Before you start, get in touch with former colleagues to gradually get yourself back into the loop. It’s easy to do this via LinkedIn, but if you have personal connections within the company then it should be easy for you reach out to them via other means. You should be trying to find out what has changed since you left and how the company is performing now. This will help you establish exactly how you might be able to slot yourself back in, and help you approach your application in the best way.  You may find that the team you previously worked with has drastically changed and there are few familiar faces. Conversely, it may be similar to how it as first time around. Knowing people already is a good way to get a shoe-in at any company, so reaching out to them is a good place to begin.


Do Research

It’s important you establish whether now is a good time for you to attempt to rejoin the company. Do some background work in to where the company is and what its current needs are. Will there be a need for your skills? Are they currently hiring? Is the sector as a whole doing well? Put out the feelers to ensure you would be welcomed back by talking to former colleagues that you had a good relationship with.
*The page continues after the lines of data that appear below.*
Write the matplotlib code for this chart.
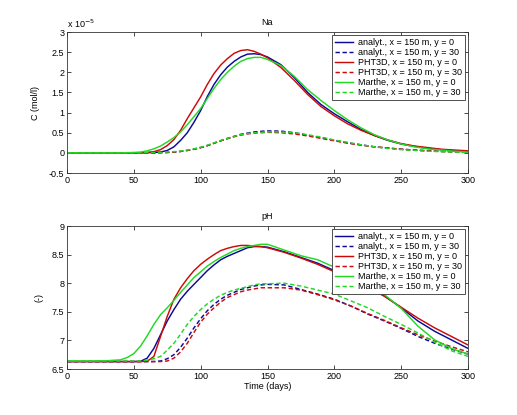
import matplotlib
matplotlib.use("Agg")
import matplotlib.pyplot as plt
from matplotlib.ticker import FuncFormatter, MultipleLocator

plt.rcParams['font.family'] = ['Liberation Sans', 'DejaVu Sans']

# ---------------- Na data (units of 1e-5 mol/l) ----------------
t_na = [0, 20, 40, 50, 55, 60, 65, 70, 75, 80, 85, 90, 95, 100, 105, 110, 115, 120, 125,
        130, 135, 140, 145, 150, 160, 170, 180, 190, 200, 210, 220, 230, 240, 250,
        260, 270, 280, 290, 300]
na_analyt_y0 = [0, 0, 0, 0, 0, 0.005, 0.01, 0.02, 0.06, 0.15, 0.31, 0.5, 0.76, 1.05, 1.4, 1.7,
                1.94, 2.13, 2.27, 2.38, 2.45, 2.46, 2.44, 2.38, 2.19, 1.87, 1.5, 1.2, 0.97,
                0.77, 0.58, 0.43, 0.31, 0.22, 0.16, 0.11, 0.08, 0.05, 0.03]
na_analyt_y30 = [0, 0, 0, 0, 0, 0, 0, 0.005, 0.01, 0.02, 0.035, 0.06, 0.09, 0.13, 0.18, 0.24,
                 0.3, 0.36, 0.41, 0.46, 0.49, 0.52, 0.535, 0.545, 0.54, 0.5, 0.44, 0.38, 0.31,
                 0.25, 0.2, 0.15, 0.12, 0.09, 0.07, 0.05, 0.035, 0.025, 0.02]
na_pht3d_y0 = [0, 0, 0, 0, 0, 0.01, 0.03, 0.08, 0.18, 0.33, 0.56, 0.85, 1.12, 1.39, 1.7, 1.97,
               2.18, 2.34, 2.47, 2.54, 2.56, 2.52, 2.45, 2.36, 2.12, 1.8, 1.45, 1.15, 0.92,
               0.72, 0.56, 0.43, 0.32, 0.23, 0.17, 0.13, 0.09, 0.07, 0.05]
na_pht3d_y30 = [0, 0, 0, 0, 0, 0, 0, 0.005, 0.01, 0.02, 0.035, 0.06, 0.09, 0.13, 0.18, 0.24,
                0.3, 0.35, 0.4, 0.44, 0.47, 0.49, 0.5, 0.51, 0.5, 0.47, 0.42, 0.36, 0.3,
                0.24, 0.19, 0.15, 0.12, 0.09, 0.07, 0.05, 0.035, 0.025, 0.02]
na_marthe_y0 = [0, 0, 0, 0.01, 0.02, 0.05, 0.1, 0.17, 0.27, 0.38, 0.52, 0.7, 0.9, 1.1, 1.35, 1.6,
                1.82, 2.0, 2.15, 2.27, 2.34, 2.37, 2.37, 2.32, 2.17, 1.9, 1.57, 1.3, 1.05,
                0.82, 0.62, 0.45, 0.32, 0.22, 0.15, 0.1, 0.07, 0.04, 0.02]
na_marthe_y30 = [0, 0, 0, 0, 0, 0.005, 0.007, 0.01, 0.02, 0.03, 0.045, 0.07, 0.1, 0.14, 0.19, 0.25,
                 0.31, 0.36, 0.41, 0.45, 0.48, 0.5, 0.51, 0.52, 0.52, 0.5, 0.45, 0.39, 0.32,
                 0.26, 0.2, 0.15, 0.11, 0.08, 0.06, 0.04, 0.03, 0.02, 0.01]

# ---------------- pH data ----------------
t_ph = [0, 20, 30, 40, 45, 50, 55, 60, 65, 70, 75, 80, 85, 90, 95, 100, 105, 110, 115, 120,
        125, 130, 135, 140, 145, 150, 162.5, 175, 187.5, 200, 212.5, 225, 237.5, 250,
        262.5, 275, 287.5, 300]
ph_analyt_y0 = [6.63, 6.63, 6.63, 6.63, 6.63, 6.63, 6.635, 6.69, 6.86, 7.1, 7.34, 7.54, 7.72,
                7.86, 7.98, 8.1, 8.22, 8.32, 8.41, 8.47, 8.52, 8.57, 8.62, 8.64, 8.64, 8.63,
                8.55, 8.45, 8.35, 8.22, 8.1, 7.95, 7.78, 7.57, 7.34, 7.16, 7.01, 6.86]
ph_analyt_y30 = [6.63, 6.63, 6.63, 6.63, 6.63, 6.63, 6.63, 6.63, 6.63, 6.64, 6.68, 6.75, 6.88,
                 7.04, 7.22, 7.38, 7.52, 7.63, 7.72, 7.79, 7.84, 7.89, 7.92, 7.95, 7.97, 7.98,
                 7.97, 7.89, 7.81, 7.72, 7.6, 7.46, 7.34, 7.21, 7.07, 6.95, 6.85, 6.76]
ph_pht3d_y0 = [6.63, 6.63, 6.63, 6.63, 6.63, 6.63, 6.63, 6.635, 6.72, 7.07, 7.42, 7.72, 7.92,
               8.08, 8.22, 8.33, 8.42, 8.5, 8.57, 8.61, 8.64, 8.66, 8.66, 8.65, 8.64, 8.62,
               8.54, 8.44, 8.33, 8.2, 8.07, 7.93, 7.77, 7.58, 7.39, 7.22, 7.07, 6.92]
ph_pht3d_y30 = [6.63, 6.63, 6.63, 6.63, 6.63, 6.63, 6.63, 6.63, 6.63, 6.63, 6.64, 6.69, 6.8,
                6.95, 7.14, 7.32, 7.46, 7.57, 7.67, 7.75, 7.8, 7.85, 7.88, 7.9, 7.92, 7.92,
                7.92, 7.88, 7.8, 7.71, 7.6, 7.47, 7.35, 7.22, 7.1, 6.99, 6.89, 6.8]
ph_marthe_y0 = [6.64, 6.64, 6.645, 6.66, 6.7, 6.77, 6.9, 7.08, 7.28, 7.45, 7.57, 7.7, 7.84,
                7.97, 8.1, 8.2, 8.3, 8.38, 8.45, 8.51, 8.57, 8.61, 8.64, 8.66, 8.68, 8.68,
                8.58, 8.48, 8.41, 8.28, 8.15, 8.0, 7.8, 7.56, 7.25, 7.01, 6.86, 6.76]
ph_marthe_y30 = [6.64, 6.64, 6.64, 6.64, 6.64, 6.64, 6.64, 6.655, 6.68, 6.72, 6.83, 6.95, 7.11,
                 7.28, 7.42, 7.54, 7.64, 7.72, 7.79, 7.84, 7.88, 7.91, 7.94, 7.97, 7.99, 7.99,
                 8.0, 7.95, 7.88, 7.81, 7.69, 7.57, 7.42, 7.28, 7.13, 6.97, 6.82, 6.72]

labels = ['analyt., x = 150 m, y = 0', 'analyt., x = 150 m, y = 30',
          'PHT3D, x = 150 m, y = 0', 'PHT3D, x = 150 m, y = 30',
          'Marthe, x = 150 m, y = 0', 'Marthe, x = 150 m, y = 30']
colors = ['#0a0a9a', '#0a0a9a', '#cc0a0a', '#cc0a0a', '#22d822', '#22d822']
styles = ['-', '--', '-', '--', '-', '--']

FS = 6.5
fig = plt.figure(figsize=(5.17, 4.15), dpi=100)
ax1 = fig.add_axes([67/517, 1-173/415, 401/517, 141/415])
ax2 = fig.add_axes([67/517, 1-369/415, 401/517, 143/415])

fmt = FuncFormatter(lambda v, p: ('%g' % v))

def style_axes(ax):
    ax.tick_params(direction='in', top=True, right=True, labelsize=FS, length=3,
                   width=0.5, pad=2)
    for s in ax.spines.values():
        s.set_linewidth(0.6)
        s.set_color('#333333')
    ax.xaxis.set_major_formatter(fmt)
    ax.yaxis.set_major_formatter(fmt)
    ax.set_xlim(0, 300)
    ax.xaxis.set_major_locator(MultipleLocator(50))
    ax.yaxis.set_major_locator(MultipleLocator(0.5))

na_series = [na_analyt_y0, na_analyt_y30, na_pht3d_y0, na_pht3d_y30, na_marthe_y0, na_marthe_y30]
for ys, c, ls, lb in zip(na_series, colors, styles, labels):
    kw = dict(dashes=(3.0, 1.8)) if ls == '--' else {}
    ax1.plot(t_na, ys, color=c, linestyle=ls, lw=1.05, label=lb, **kw)
style_axes(ax1)
ax1.set_ylim(-0.5, 3)
ax1.set_title('Na', fontsize=FS, pad=5)
ax1.set_ylabel('C (mol/l)', fontsize=FS, labelpad=6)
ax1.text(0.0, 1.012, 'x 10$^{-5}$', transform=ax1.transAxes, fontsize=FS,
         ha='left', va='bottom')

ph_series = [ph_analyt_y0, ph_analyt_y30, ph_pht3d_y0, ph_pht3d_y30, ph_marthe_y0, ph_marthe_y30]
for ys, c, ls, lb in zip(ph_series, colors, styles, labels):
    kw = dict(dashes=(3.0, 1.8)) if ls == '--' else {}
    ax2.plot(t_ph, ys, color=c, linestyle=ls, lw=1.05, label=lb, **kw)
style_axes(ax2)
ax2.set_ylim(6.5, 9)
ax2.set_title('pH', fontsize=FS, pad=5)
ax2.set_ylabel('(-)', fontsize=FS, labelpad=6)
ax2.set_xlabel('Time (days)', fontsize=FS, labelpad=1)

for ax in (ax1, ax2):
    leg = ax.legend(loc='upper right', fontsize=FS, fancybox=False, framealpha=1,
                    edgecolor='#333333', borderpad=0.3, labelspacing=0.12,
                    handlelength=2.0, handletextpad=0.6, borderaxespad=0.35)
    leg.get_frame().set_linewidth(0.6)

fig.savefig('out.png', dpi=100)
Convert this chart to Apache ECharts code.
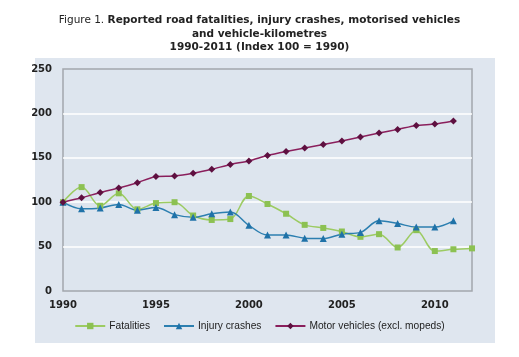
<!DOCTYPE html>
<html><head><meta charset="utf-8">
<script src="https://cdn.jsdelivr.net/npm/echarts@6/dist/echarts.min.js"></script>
<style>html,body{margin:0;padding:0;background:#fff}#c{width:519px;height:357px}</style>
</head><body><div id="c"></div>
<script>
const years = [1990,1991,1992,1993,1994,1995,1996,1997,1998,1999,2000,2001,2002,2003,2004,2005,2006,2007,2008,2009,2010,2011,2012];
const fatalities = [100,117,96,110,92,99,100,85,80,81,107,98,87,74.5,71,67,61,64,49,68.5,45,47,48];
const injuryCrashes = [100,92.5,93.5,97.5,91,94,86,83,87,89,74,63,63,59.5,59,64,66,79,76,72,72,79];
const motorVehicles = [100,105,111,116,122,129,129.5,132.5,137,142.5,146.5,152.5,157,161,165,169,173.5,178,182,186.5,188,191.5];
const seriesNames = ['Fatalities','Injury crashes','Motor vehicles (excl. mopeds)'];

const pairs = (arr) => arr.map((v,i)=>[years[i], v]);
const chart = echarts.init(document.getElementById('c'));
chart.setOption({
  animation:false,
  backgroundColor:'#fff',
  graphic:[{type:'rect',z:-10,shape:{x:35,y:58,width:460,height:285},style:{fill:'#dfe6ef'}}],
  title:{
    left:'center', top:9,
    text:'{n|Figure 1. }{b|Reported road fatalities, injury crashes, motorised vehicles}\n{b|and vehicle-kilometres}\n{b|1990-2011 (Index 100 = 1990)}',
    textStyle:{
      lineHeight:13.5, align:'center', fontWeight:'normal',
      rich:{
        n:{fontFamily:'DejaVu Sans',fontSize:10.5,fontWeight:'normal',color:'#222',lineHeight:13.5,align:'center'},
        b:{fontFamily:'DejaVu Sans',fontSize:10.5,fontWeight:'bold',color:'#222',lineHeight:13.5,align:'center'}
      }
    }
  },
  grid:{left:63,right:47,top:69,bottom:66,show:true,backgroundColor:'#dde5ee',borderColor:'#a3a7ad',borderWidth:1.5},
  legend:{
    bottom:21,left:'center',itemWidth:30,itemHeight:8,itemGap:13,
    textStyle:{fontFamily:'Liberation Sans',fontSize:10.2,color:'#222',padding:[0,0,0,-1]},
    data:seriesNames
  },
  xAxis:{type:'value',min:1990,max:2012,interval:5,
    axisLine:{show:false},axisTick:{show:false},splitLine:{show:false},
    axisLabel:{fontFamily:'DejaVu Sans',fontWeight:'bold',fontSize:10,color:'#222',margin:9,showMaxLabel:false,formatter:(v)=>String(v)}},
  yAxis:{type:'value',min:0,max:250,interval:50,
    axisLine:{show:false},axisTick:{show:false},
    splitLine:{showMinLine:false,showMaxLine:false,lineStyle:{color:'#ffffff',width:1.5}},
    axisLabel:{fontFamily:'DejaVu Sans',fontWeight:'bold',fontSize:10,color:'#222',margin:11}},
  series:[
    {name:seriesNames[0],type:'line',smooth:0.35,data:pairs(fatalities),symbol:'rect',symbolSize:6,
      lineStyle:{color:'#9ccb62',width:1.5},itemStyle:{color:'#8cc152'}},
    {name:seriesNames[1],type:'line',smooth:0.35,data:pairs(injuryCrashes),symbol:'triangle',symbolSize:7,
      lineStyle:{color:'#2c7fb0',width:1.5},itemStyle:{color:'#1f72a8'}},
    {name:seriesNames[2],type:'line',smooth:0.2,data:pairs(motorVehicles),symbol:'diamond',symbolSize:7,
      lineStyle:{color:'#8a1f5c',width:1.5},itemStyle:{color:'#5e1040'}}
  ]
});
</script></body></html>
If they are in need of certain particular skills, present yourself with being able to provide these – don’t necessarily let yourself be pigeon-holed into your exact previous position.

Remember Why You Left

The fact you are considering a return likely means that your reason for leaving wasn’t because you had some form of negative experience previously. However, this doesn’t mean that employers won’t be wary that what made you leave the first time could make you leave again. Similarly, for your own sake, make sure the reasons you left no longer remain relevant so history doesn’t repeat itself. Express and emphasise the reasons why you want to come back to persuade your employers that you’re a safe bet.